Setting Aside Set-Asides


[Art: Amanda Duffy / Laughing Stock]

Broward County has become the second south Florida county to suspend its affirmative action program. The move comes in the wake of a reverse-discrimination lawsuit the Associated General Contractors of America filed against Broward. The suit alleges the county violated the U.S. Constitution’s equal protection guarantees and federal civil rights law by setting goals to ensure minority-owned contractors get a share of government contracts. Palm Beach County dropped its program in 2003.

John Robinson, a shareholder in the employment law practice at Fowler White Boggs Banker in Tampa, says much of the litigation involving set-asides arises from construction subcontractors who, despite low bids, lose work to minority or female-owned contractors. “Is it reverse discrimination if a white male contractor loses work simply because of race and sex?” he asks.

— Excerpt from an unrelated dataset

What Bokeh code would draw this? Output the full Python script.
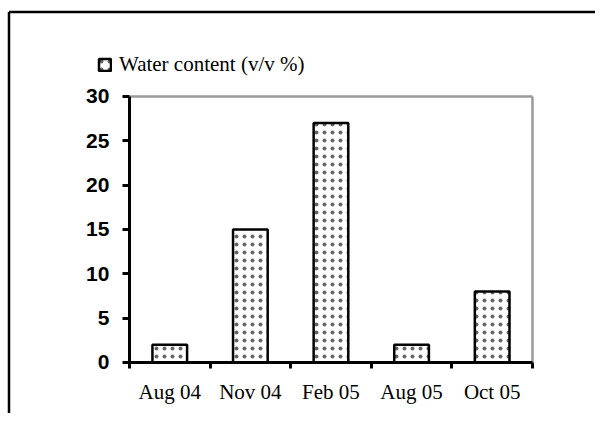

Governments may set goals for outreach to minority and female contractors, Robinson notes, but quotas are more frequently lost when challenged.

Broward will spend four months reviewing its practices and plans to spend $500,000 over the next 12 months to determine whether the affirmative action program is still needed.

Other Florida counties would do well to put a spotlight on their own programs, says Perry F. Sofferman, an attorney and CEO of the Palm Beach Strategy Group in Boca Raton. “This will have ramifications for industries outside of construction,” he says, “as it really goes to the issue of how state and local government is able to properly address the sins of the past without committing sins in the present.”